= Solar jet =

Jet of plasma in the Sun's atmosphere

Polar jets appear as bright spikes in soft X-ray observations by the X-ray Telescope aboard the Hinode spacecraft

Solar jets are transient, collimated flows of plasma in the Sun's atmosphere. They occur at many different scales, temperatures, and locations, and are driven by the release of magnetic energy via magnetic reconnection. The plasma ejected by a solar jet travels away from the Sun along straight or oblique paths, tracing the local magnetic field.

Due to the wide range of temperatures and regions of the solar atmosphere in which jet-like phenomena are observed, solar jets are referred to by many different names. For example, jetting phenomena observed in coronal and chromospheric temperatures are sometimes referred to as coronal jets and chromospheric jets (or chromospheric surges), respectively, and when observed in X-rays, extreme ultraviolet, white light, and Hα are sometimes referred to as X-ray jets, EUV jets, white-light jets, and Hα jets (or Hα surges), respectively.
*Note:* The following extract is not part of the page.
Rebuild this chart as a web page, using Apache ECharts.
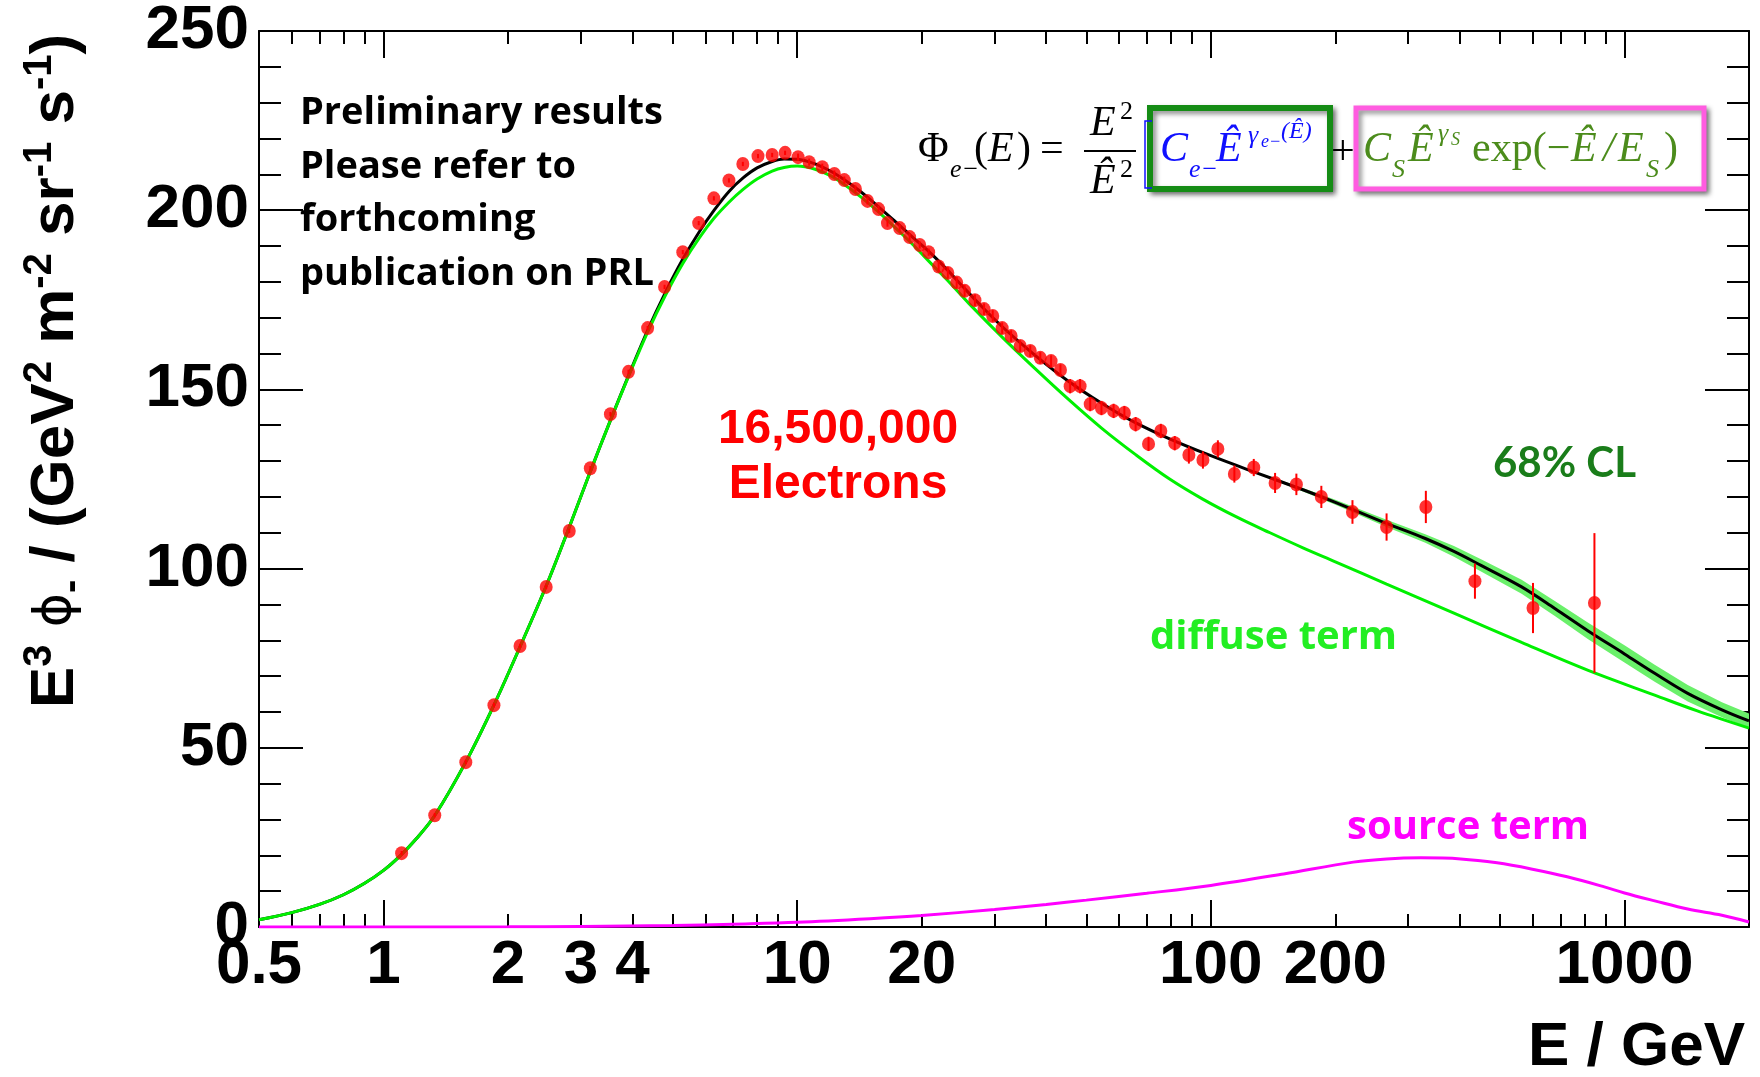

Since ejected plasma from a single event may have a wide range of temperatures, any one event may be referred to by one or more names depending on the waveband or wavebands observed. Additionally, when located in an active region, a quiet-Sun region, a coronal hole, or the Sun's poles, they are sometimes known as active region jets, quiet-Sun jets, coronal hole jets, or polar jets, respectively. Furthermore, some solar jets are classified as macrospicules due to their similarities with the much smaller chromospheric spicules.

Solar jets are sometimes associated with other transient, eruptive phenomena in the Sun's atmosphere—such as solar flares and coronal mass ejections—and have also been associated with impulsive solar particle events.